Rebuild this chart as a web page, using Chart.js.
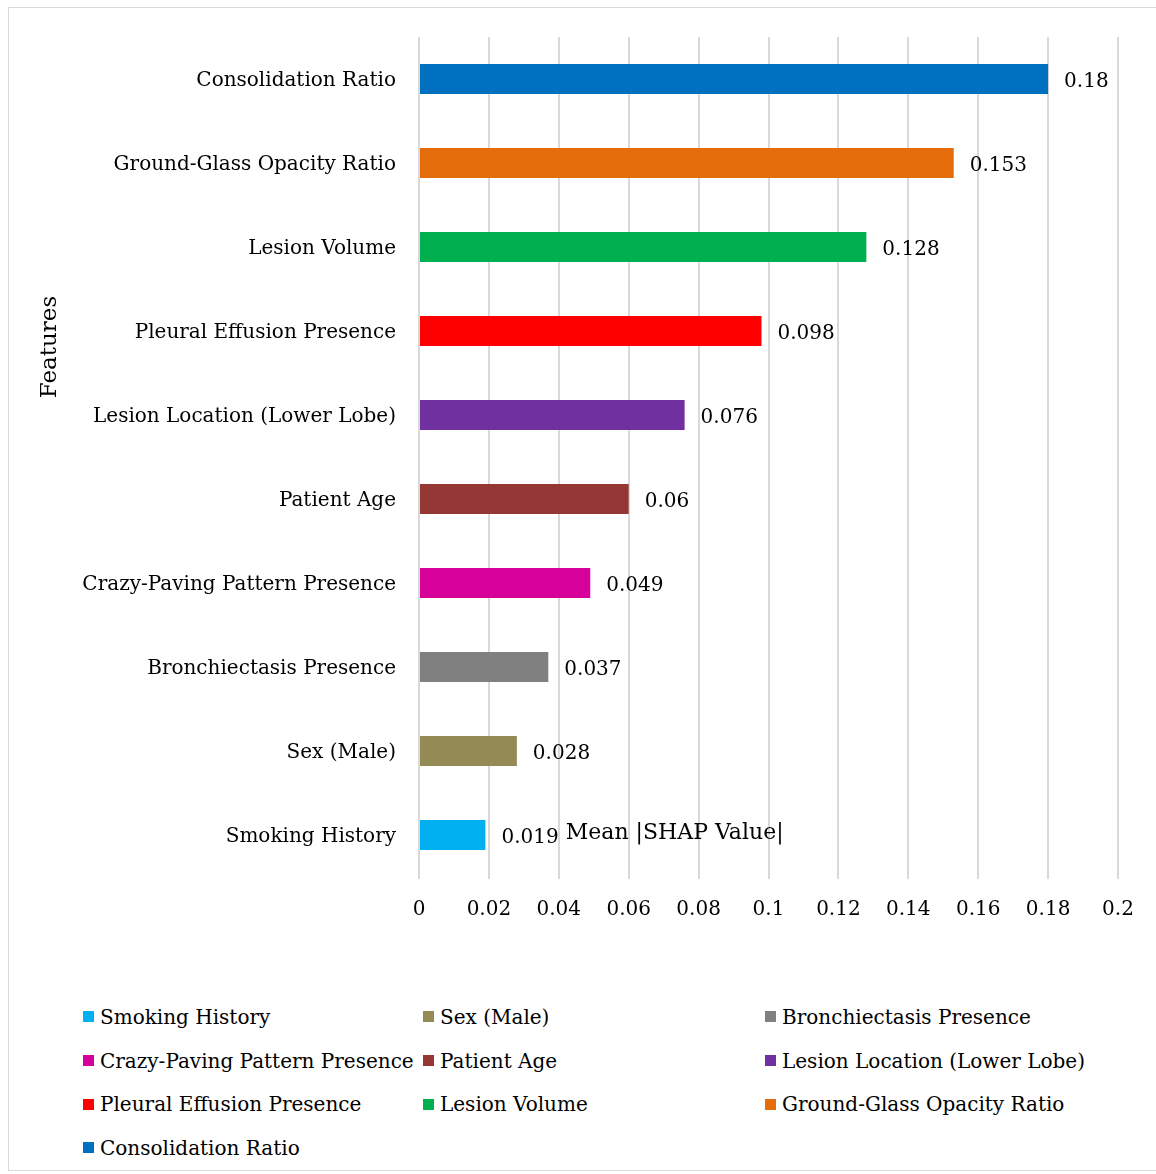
<!DOCTYPE html>
<html>
<head>
<meta charset="utf-8">
<script src="https://cdn.jsdelivr.net/npm/chart.js@4.4.1/dist/chart.umd.min.js"></script>
<style>
  html, body { margin: 0; padding: 0; background: #ffffff; }
  #wrap { position: relative; width: 1156px; height: 1174px; overflow: hidden; }
  #frame { position: absolute; left: 8px; top: 7px; width: 1160px; height: 1164px; border: 1px solid #d9d9d9; box-sizing: border-box; }
  #chart { position: absolute; left: 0; top: 0; }
  #legend { position: absolute; left: 83px; top: 995px; display: grid;
            grid-template-columns: 340px 342px 340px; row-gap: 0; }
  .item { display: flex; align-items: center; height: 43.7px; white-space: nowrap;
          font-family: "DejaVu Serif", serif; font-size: 20px; color: #000; }
  .sw { width: 11px; height: 11px; margin-right: 6px; flex: none; }
</style>
</head>
<body>
<div id="wrap">
  <div id="frame"></div>
  <canvas id="chart" width="1156" height="960"></canvas>
  <div id="legend"></div>
</div>
<script>
// Features, top to bottom
const features = [
  'Consolidation Ratio',
  'Ground-Glass Opacity Ratio',
  'Lesion Volume',
  'Pleural Effusion Presence',
  'Lesion Location (Lower Lobe)',
  'Patient Age',
  'Crazy-Paving Pattern Presence',
  'Bronchiectasis Presence',
  'Sex (Male)',
  'Smoking History'
];
const meanShap = [0.18, 0.153, 0.128, 0.098, 0.076, 0.06, 0.049, 0.037, 0.028, 0.019];
const barColors = [
  '#0070C0', '#E46C0A', '#00B050', '#FF0000', '#7030A0',
  '#953735', '#D6009A', '#808080', '#948A54', '#00B0F0'
];
const xTickLabels = ['0', '0.02', '0.04', '0.06', '0.08', '0.1', '0.12', '0.14', '0.16', '0.18', '0.2'];

const FONT = '"DejaVu Serif", serif';
const FS = 20;

// Value labels at the end of each bar, plus the two axis captions
const annotate = {
  id: 'annotate',
  afterDatasetsDraw(chart) {
    const ctx = chart.ctx;
    const meta = chart.getDatasetMeta(0);
    ctx.save();
    ctx.font = FS + 'px ' + FONT;
    ctx.fillStyle = '#000';
    ctx.textBaseline = 'middle';
    ctx.textAlign = 'left';
    meta.data.forEach((bar, i) => {
      ctx.fillText(String(meanShap[i]), bar.x + 16, bar.y + 3);
    });
    // x axis caption sits inside the plot, beside the last bar
    const xs = chart.scales.x;
    ctx.font = '22px ' + FONT;
    ctx.fillText('Mean |SHAP Value|', xs.getPixelForValue(0.042), chart.chartArea.bottom - 44);
    // y axis caption
    ctx.font = '23px ' + FONT;
    ctx.translate(50, 347);
    ctx.rotate(-Math.PI / 2);
    ctx.textAlign = 'center';
    ctx.fillText('Features', 0, 0);
    ctx.restore();
  }
};

new Chart(document.getElementById('chart'), {
  type: 'bar',
  data: {
    labels: features,
    datasets: [{
      data: meanShap,
      backgroundColor: barColors,
      borderWidth: 0,
      barPercentage: 0.357,
      categoryPercentage: 1.0
    }]
  },
  options: {
    indexAxis: 'y',
    responsive: false,
    animation: false,
    layout: { padding: { top: 37, right: 38, left: 0, bottom: 0 } },
    plugins: { legend: { display: false }, tooltip: { enabled: false } },
    scales: {
      x: {
        min: 0, max: 0.2,
        ticks: {
          stepSize: 0.02,
          color: '#000',
          font: { family: FONT, size: FS },
          padding: 19,
          maxRotation: 0,
          callback: (v, i) => xTickLabels[i]
        },
        grid: { color: '#d9d9d9', lineWidth: 2, drawTicks: true, tickLength: 2 },
        border: { display: false },
        afterFit(s) { s.height = 83; }
      },
      y: {
        ticks: {
          color: '#000',
          font: { family: FONT, size: FS },
          padding: 15,
          labelOffset: 2
        },
        grid: { display: false },
        border: { display: false },
        afterFit(s) { s.width = 419; }
      }
    }
  },
  plugins: [annotate]
});

// Legend, bottom feature first
const legend = document.getElementById('legend');
features.slice().reverse().forEach((name, k) => {
  const idx = features.length - 1 - k;
  const item = document.createElement('div');
  item.className = 'item';
  const sw = document.createElement('span');
  sw.className = 'sw';
  sw.style.background = barColors[idx];
  item.appendChild(sw);
  item.appendChild(document.createTextNode(name));
  legend.appendChild(item);
});
</script>
</body>
</html>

--- WHAT IS ASKED ---
Please transcribe the material above exactly as written. Leave the pictures out.

--- SOLVED PROBLEM ---
Rebuild this chart as a web page, using Chart.js.
<!DOCTYPE html>
<html>
<head>
<meta charset="utf-8">
<script src="https://cdn.jsdelivr.net/npm/chart.js@4.4.1/dist/chart.umd.min.js"></script>
<style>
  html, body { margin: 0; padding: 0; background: #ffffff; }
  #wrap { position: relative; width: 1156px; height: 1174px; overflow: hidden; }
  #frame { position: absolute; left: 8px; top: 7px; width: 1160px; height: 1164px; border: 1px solid #d9d9d9; box-sizing: border-box; }
  #chart { position: absolute; left: 0; top: 0; }
  #legend { position: absolute; left: 83px; top: 995px; display: grid;
            grid-template-columns: 340px 342px 340px; row-gap: 0; }
  .item { display: flex; align-items: center; height: 43.7px; white-space: nowrap;
          font-family: "DejaVu Serif", serif; font-size: 20px; color: #000; }
  .sw { width: 11px; height: 11px; margin-right: 6px; flex: none; }
</style>
</head>
<body>
<div id="wrap">
  <div id="frame"></div>
  <canvas id="chart" width="1156" height="960"></canvas>
  <div id="legend"></div>
</div>
<script>
// Features, top to bottom
const features = [
  'Consolidation Ratio',
  'Ground-Glass Opacity Ratio',
  'Lesion Volume',
  'Pleural Effusion Presence',
  'Lesion Location (Lower Lobe)',
  'Patient Age',
  'Crazy-Paving Pattern Presence',
  'Bronchiectasis Presence',
  'Sex (Male)',
  'Smoking History'
];
const meanShap = [0.18, 0.153, 0.128, 0.098, 0.076, 0.06, 0.049, 0.037, 0.028, 0.019];
const barColors = [
  '#0070C0', '#E46C0A', '#00B050', '#FF0000', '#7030A0',
  '#953735', '#D6009A', '#808080', '#948A54', '#00B0F0'
];
const xTickLabels = ['0', '0.02', '0.04', '0.06', '0.08', '0.1', '0.12', '0.14', '0.16', '0.18', '0.2'];

const FONT = '"DejaVu Serif", serif';
const FS = 20;

// Value labels at the end of each bar, plus the two axis captions
const annotate = {
  id: 'annotate',
  afterDatasetsDraw(chart) {
    const ctx = chart.ctx;
    const meta = chart.getDatasetMeta(0);
    ctx.save();
    ctx.font = FS + 'px ' + FONT;
    ctx.fillStyle = '#000';
    ctx.textBaseline = 'middle';
    ctx.textAlign = 'left';
    meta.data.forEach((bar, i) => {
      ctx.fillText(String(meanShap[i]), bar.x + 16, bar.y + 3);
    });
    // x axis caption sits inside the plot, beside the last bar
    const xs = chart.scales.x;
    ctx.font = '22px ' + FONT;
    ctx.fillText('Mean |SHAP Value|', xs.getPixelForValue(0.042), chart.chartArea.bottom - 44);
    // y axis caption
    ctx.font = '23px ' + FONT;
    ctx.translate(50, 347);
    ctx.rotate(-Math.PI / 2);
    ctx.textAlign = 'center';
    ctx.fillText('Features', 0, 0);
    ctx.restore();
  }
};

new Chart(document.getElementById('chart'), {
  type: 'bar',
  data: {
    labels: features,
    datasets: [{
      data: meanShap,
      backgroundColor: barColors,
      borderWidth: 0,
      barPercentage: 0.357,
      categoryPercentage: 1.0
    }]
  },
  options: {
    indexAxis: 'y',
    responsive: false,
    animation: false,
    layout: { padding: { top: 37, right: 38, left: 0, bottom: 0 } },
    plugins: { legend: { display: false }, tooltip: { enabled: false } },
    scales: {
      x: {
        min: 0, max: 0.2,
        ticks: {
          stepSize: 0.02,
          color: '#000',
          font: { family: FONT, size: FS },
          padding: 19,
          maxRotation: 0,
          callback: (v, i) => xTickLabels[i]
        },
        grid: { color: '#d9d9d9', lineWidth: 2, drawTicks: true, tickLength: 2 },
        border: { display: false },
        afterFit(s) { s.height = 83; }
      },
      y: {
        ticks: {
          color: '#000',
          font: { family: FONT, size: FS },
          padding: 15,
          labelOffset: 2
        },
        grid: { display: false },
        border: { display: false },
        afterFit(s) { s.width = 419; }
      }
    }
  },
  plugins: [annotate]
});

// Legend, bottom feature first
const legend = document.getElementById('legend');
features.slice().reverse().forEach((name, k) => {
  const idx = features.length - 1 - k;
  const item = document.createElement('div');
  item.className = 'item';
  const sw = document.createElement('span');
  sw.className = 'sw';
  sw.style.background = barColors[idx];
  item.appendChild(sw);
  item.appendChild(document.createTextNode(name));
  legend.appendChild(item);
});
</script>
</body>
</html>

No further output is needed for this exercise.